Christopher Luscombe’s debut as opera-director unveils Verdi’s comic masterpiece as an up-to-the-minute, fast-paced romp. It’s a glossy, uproarious spectacle that maximises our perceptions of Shakespeare’s loveable yet lecherous rogue (whose attempts to seduce two of Windsor’s Merry Wives end in disaster) and minimises reflections on honour and regret. Verdi spoke of Shakespeare’s aging Jack-the-lad as “a sad man who commits every sort of wicked deed … in a delightful way” and Luscombe’s Falstaff is wholeheartedly wicked, though with little if any trace of melancholy.

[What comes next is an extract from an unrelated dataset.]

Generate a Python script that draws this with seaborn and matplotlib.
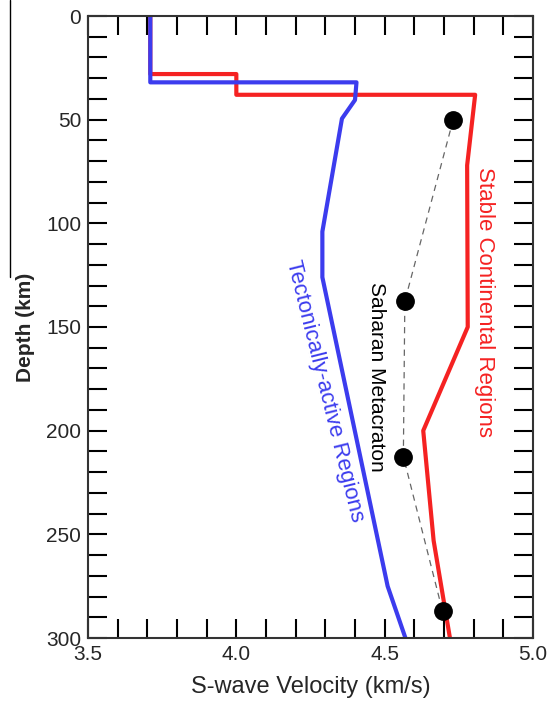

If Simon Higlett’s designs tend to crowd the stage, there’s eye-catching detail: a gleaming bar locates the Garter Inn with mock Regency décor hinting at former glory and yields to a nouveau riche riverside house (complete with model steamboat on which arrives Ford and his son-in-law-to-be Fenton), later revealing a shiny new kitchen with walk-in-larder that comes in handy for Nannetta and Fenton’s canoodling and crucial to the deception of Alice’s jealous husband. Hernes Oak in Act Three is well-judged too – just believable enough to convince as a haunted woodland glade in Windsor Great Park –across which, in true panto style, a cardboard Corgi is accompanied by her Royal Majesty.
Robert Hayward as Falstaff commands the stage with bags of personality and inhabits the role as if born to it – whether in an explosion of mismatched colours, jogging attire or natty stripped blazer. Best of all is his mud-splattered emergence from the Thames with shopping trolley and traffic cone – comedy gold. And to match the swagger Hayward has got plenty of vocal heft – decibels that could have been heard across all of Hampshire and will in due course, hopefully, be tamed. (The Grange is an intimate space for which singers sometimes need to be reminded.) That said, it’s a persuasive portrait with a voice that stirs the emotions. He’s got excellent support from Nicholas Lester as an uptight Ford gloriously kitted out, every inch a wide-boy. Christopher Gillett and Pietro di Bianco as Falstaff’s henchmen are both distinctive, though Graham Clark’s piercing tone makes too much of Dr Caius’s ranting. Alessandro Fisher is a gratifying Fenton – whose ardent tenor rings out tellingly in the final scene.
Of the women, Susan Bickley is a superb Mistress Quickly, singing with a range of timbres without over-egging things, and priceless in her comic timing. Rhian Lois is a knowing Nannetta and gives a memorable Queen of the Fairies aria, while Elin Pritchard and Angela Simkin together make a spirited Alice Ford and Meg Page.
Francesco Cilluffo and the Bournemouth Symphony Orchestra respond to the score with energy and near-flawless solo contributions to complete a rollicking evening.